> **Supplied material**:
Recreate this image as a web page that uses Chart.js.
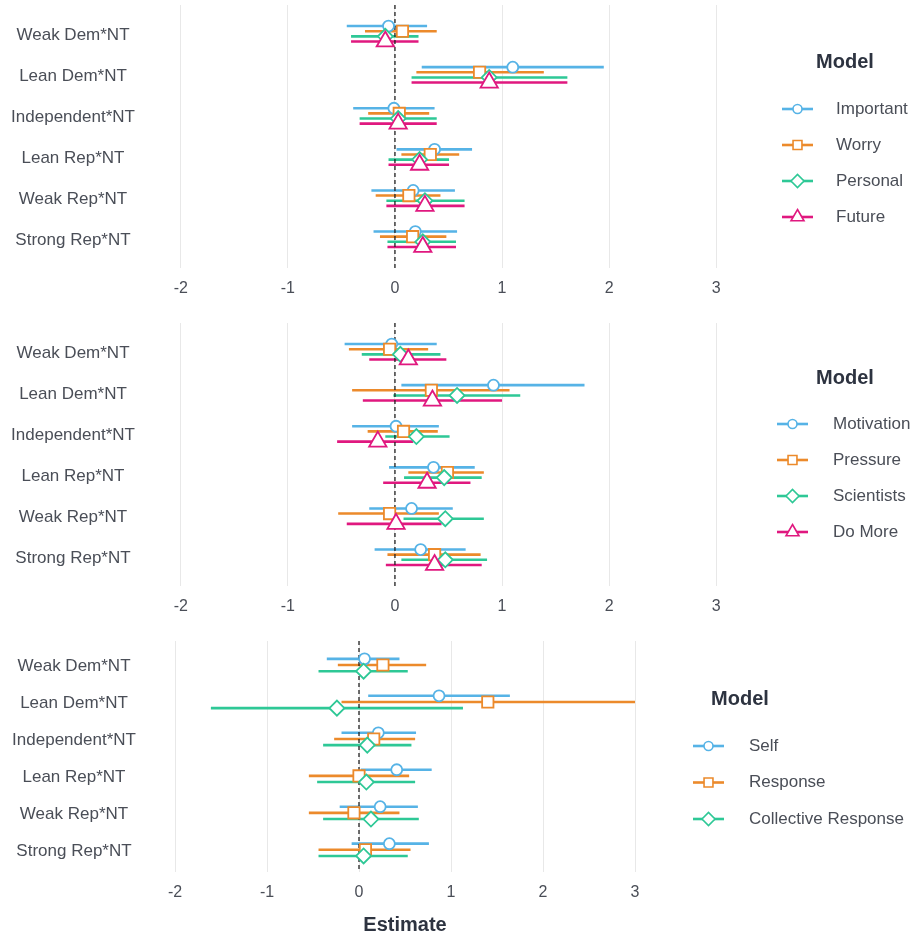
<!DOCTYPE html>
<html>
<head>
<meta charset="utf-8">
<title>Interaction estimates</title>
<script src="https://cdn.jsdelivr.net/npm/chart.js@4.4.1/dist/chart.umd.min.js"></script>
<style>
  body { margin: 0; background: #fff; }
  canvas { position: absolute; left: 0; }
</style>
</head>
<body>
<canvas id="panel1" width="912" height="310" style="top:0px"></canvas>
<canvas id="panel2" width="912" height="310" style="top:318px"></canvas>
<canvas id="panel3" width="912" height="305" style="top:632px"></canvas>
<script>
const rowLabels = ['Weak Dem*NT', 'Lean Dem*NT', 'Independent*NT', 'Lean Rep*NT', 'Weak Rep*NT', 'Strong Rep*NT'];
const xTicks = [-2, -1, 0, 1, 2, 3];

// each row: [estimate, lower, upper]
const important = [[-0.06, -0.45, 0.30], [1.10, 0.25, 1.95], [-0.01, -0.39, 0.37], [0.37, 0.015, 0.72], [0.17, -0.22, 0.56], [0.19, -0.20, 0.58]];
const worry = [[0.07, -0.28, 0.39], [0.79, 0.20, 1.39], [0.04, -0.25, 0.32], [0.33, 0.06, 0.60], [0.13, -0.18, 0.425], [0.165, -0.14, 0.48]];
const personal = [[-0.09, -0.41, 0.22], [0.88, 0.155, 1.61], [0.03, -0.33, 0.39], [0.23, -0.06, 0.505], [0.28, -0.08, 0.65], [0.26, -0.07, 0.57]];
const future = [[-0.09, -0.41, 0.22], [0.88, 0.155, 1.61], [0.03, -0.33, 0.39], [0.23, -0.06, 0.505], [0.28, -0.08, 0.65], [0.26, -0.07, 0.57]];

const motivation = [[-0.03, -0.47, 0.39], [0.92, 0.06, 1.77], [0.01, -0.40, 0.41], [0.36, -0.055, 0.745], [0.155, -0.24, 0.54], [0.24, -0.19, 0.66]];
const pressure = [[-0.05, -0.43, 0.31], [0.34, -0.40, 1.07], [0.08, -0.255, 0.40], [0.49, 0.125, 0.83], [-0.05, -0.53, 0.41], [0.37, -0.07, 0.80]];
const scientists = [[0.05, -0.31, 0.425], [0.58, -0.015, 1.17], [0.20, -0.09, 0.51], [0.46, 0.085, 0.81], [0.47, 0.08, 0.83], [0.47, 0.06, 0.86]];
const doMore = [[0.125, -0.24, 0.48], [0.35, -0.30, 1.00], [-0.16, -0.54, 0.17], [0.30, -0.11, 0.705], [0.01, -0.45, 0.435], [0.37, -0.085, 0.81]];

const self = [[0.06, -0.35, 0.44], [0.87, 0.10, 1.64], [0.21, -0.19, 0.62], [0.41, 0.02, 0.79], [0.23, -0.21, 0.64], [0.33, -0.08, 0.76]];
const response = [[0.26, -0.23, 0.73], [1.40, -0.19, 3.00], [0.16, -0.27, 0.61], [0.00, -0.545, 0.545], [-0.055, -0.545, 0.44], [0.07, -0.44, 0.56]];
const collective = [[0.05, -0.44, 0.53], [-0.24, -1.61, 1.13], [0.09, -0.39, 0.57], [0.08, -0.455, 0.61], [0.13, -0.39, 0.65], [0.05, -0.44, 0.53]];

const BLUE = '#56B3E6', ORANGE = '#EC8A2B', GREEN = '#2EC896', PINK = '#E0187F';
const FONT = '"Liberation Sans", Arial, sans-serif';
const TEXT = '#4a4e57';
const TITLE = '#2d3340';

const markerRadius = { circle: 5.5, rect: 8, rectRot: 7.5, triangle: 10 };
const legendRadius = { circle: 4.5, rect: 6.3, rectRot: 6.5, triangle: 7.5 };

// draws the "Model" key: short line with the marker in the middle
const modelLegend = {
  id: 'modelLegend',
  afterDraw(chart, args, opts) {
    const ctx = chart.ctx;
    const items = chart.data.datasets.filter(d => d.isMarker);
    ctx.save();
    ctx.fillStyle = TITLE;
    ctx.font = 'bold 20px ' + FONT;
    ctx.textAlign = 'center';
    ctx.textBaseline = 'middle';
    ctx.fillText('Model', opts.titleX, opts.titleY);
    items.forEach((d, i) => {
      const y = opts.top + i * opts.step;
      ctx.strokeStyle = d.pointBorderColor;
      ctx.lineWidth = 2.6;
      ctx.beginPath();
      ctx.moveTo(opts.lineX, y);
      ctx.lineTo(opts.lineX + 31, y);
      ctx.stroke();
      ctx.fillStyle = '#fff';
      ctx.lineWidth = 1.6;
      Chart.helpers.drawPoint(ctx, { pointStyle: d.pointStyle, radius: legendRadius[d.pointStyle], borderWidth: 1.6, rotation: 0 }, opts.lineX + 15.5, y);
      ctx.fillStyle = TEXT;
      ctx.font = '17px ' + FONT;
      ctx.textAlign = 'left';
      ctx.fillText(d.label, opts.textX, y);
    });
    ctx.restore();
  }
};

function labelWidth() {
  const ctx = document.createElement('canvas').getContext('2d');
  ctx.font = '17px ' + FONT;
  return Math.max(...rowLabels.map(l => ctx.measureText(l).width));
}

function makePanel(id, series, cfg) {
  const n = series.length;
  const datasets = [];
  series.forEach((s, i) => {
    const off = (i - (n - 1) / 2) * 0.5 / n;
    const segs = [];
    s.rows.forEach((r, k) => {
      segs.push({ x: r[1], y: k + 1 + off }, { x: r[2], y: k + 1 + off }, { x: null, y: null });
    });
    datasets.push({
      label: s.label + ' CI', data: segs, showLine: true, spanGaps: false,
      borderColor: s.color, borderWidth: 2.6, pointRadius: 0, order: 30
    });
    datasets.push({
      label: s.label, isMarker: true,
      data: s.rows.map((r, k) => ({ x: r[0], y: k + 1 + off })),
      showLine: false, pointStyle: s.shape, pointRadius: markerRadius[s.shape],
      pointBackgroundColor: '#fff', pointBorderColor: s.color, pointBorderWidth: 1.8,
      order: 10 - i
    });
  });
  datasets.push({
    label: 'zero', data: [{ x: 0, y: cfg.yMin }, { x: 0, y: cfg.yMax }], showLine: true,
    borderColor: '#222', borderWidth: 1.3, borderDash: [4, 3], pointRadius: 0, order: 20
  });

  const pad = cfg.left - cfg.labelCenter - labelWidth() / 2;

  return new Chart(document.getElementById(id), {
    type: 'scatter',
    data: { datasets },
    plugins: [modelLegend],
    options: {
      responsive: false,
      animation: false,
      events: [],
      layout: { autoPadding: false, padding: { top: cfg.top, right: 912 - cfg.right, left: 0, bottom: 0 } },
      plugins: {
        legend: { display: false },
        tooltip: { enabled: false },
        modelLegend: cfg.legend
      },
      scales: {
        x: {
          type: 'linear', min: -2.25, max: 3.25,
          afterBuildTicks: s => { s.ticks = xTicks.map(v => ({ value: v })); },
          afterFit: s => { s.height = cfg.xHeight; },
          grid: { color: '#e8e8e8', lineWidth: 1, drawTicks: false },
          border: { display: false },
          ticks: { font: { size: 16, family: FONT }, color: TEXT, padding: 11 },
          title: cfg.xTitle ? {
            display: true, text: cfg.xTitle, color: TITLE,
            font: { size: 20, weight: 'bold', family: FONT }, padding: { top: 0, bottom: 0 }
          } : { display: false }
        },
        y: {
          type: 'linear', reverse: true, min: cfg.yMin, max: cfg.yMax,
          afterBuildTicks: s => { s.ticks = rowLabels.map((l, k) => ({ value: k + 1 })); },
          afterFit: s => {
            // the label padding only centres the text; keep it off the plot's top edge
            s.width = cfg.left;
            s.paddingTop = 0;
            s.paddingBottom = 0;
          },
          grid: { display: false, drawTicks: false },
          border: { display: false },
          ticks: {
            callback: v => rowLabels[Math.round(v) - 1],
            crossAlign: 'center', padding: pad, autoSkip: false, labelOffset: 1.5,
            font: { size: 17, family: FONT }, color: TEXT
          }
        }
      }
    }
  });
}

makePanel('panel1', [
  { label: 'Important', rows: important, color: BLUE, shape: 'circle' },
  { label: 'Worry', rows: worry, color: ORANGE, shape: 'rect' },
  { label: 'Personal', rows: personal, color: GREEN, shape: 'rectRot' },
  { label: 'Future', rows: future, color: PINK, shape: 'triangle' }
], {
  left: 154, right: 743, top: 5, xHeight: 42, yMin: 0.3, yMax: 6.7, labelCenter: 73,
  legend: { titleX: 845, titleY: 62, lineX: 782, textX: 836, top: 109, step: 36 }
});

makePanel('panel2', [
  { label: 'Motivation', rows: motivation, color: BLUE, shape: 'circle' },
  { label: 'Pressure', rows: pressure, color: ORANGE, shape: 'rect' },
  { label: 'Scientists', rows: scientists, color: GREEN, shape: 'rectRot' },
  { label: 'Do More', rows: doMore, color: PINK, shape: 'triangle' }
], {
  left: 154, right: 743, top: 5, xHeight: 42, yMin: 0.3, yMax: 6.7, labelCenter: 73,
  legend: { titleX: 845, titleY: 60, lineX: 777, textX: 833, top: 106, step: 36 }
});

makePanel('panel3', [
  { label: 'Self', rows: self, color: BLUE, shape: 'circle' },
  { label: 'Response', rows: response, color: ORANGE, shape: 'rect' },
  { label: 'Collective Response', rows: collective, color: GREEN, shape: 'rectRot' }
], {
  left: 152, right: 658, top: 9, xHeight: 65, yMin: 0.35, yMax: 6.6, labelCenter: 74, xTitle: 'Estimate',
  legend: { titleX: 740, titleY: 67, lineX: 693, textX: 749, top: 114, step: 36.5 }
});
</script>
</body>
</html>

> **Exercise instructions**: Set down again, exactly, the lines of the material above from its first line to the one with "const xTicks = [-2, -1, 0, 1, 2, 3];", inclusive. Leave the pictures out.

> **Complete answer**:
Recreate this image as a web page that uses Chart.js.
<!DOCTYPE html>
<html>
<head>
<meta charset="utf-8">
<title>Interaction estimates</title>
<script src="https://cdn.jsdelivr.net/npm/chart.js@4.4.1/dist/chart.umd.min.js"></script>
<style>
  body { margin: 0; background: #fff; }
  canvas { position: absolute; left: 0; }
</style>
</head>
<body>
<canvas id="panel1" width="912" height="310" style="top:0px"></canvas>
<canvas id="panel2" width="912" height="310" style="top:318px"></canvas>
<canvas id="panel3" width="912" height="305" style="top:632px"></canvas>
<script>
const rowLabels = ['Weak Dem*NT', 'Lean Dem*NT', 'Independent*NT', 'Lean Rep*NT', 'Weak Rep*NT', 'Strong Rep*NT'];
const xTicks = [-2, -1, 0, 1, 2, 3];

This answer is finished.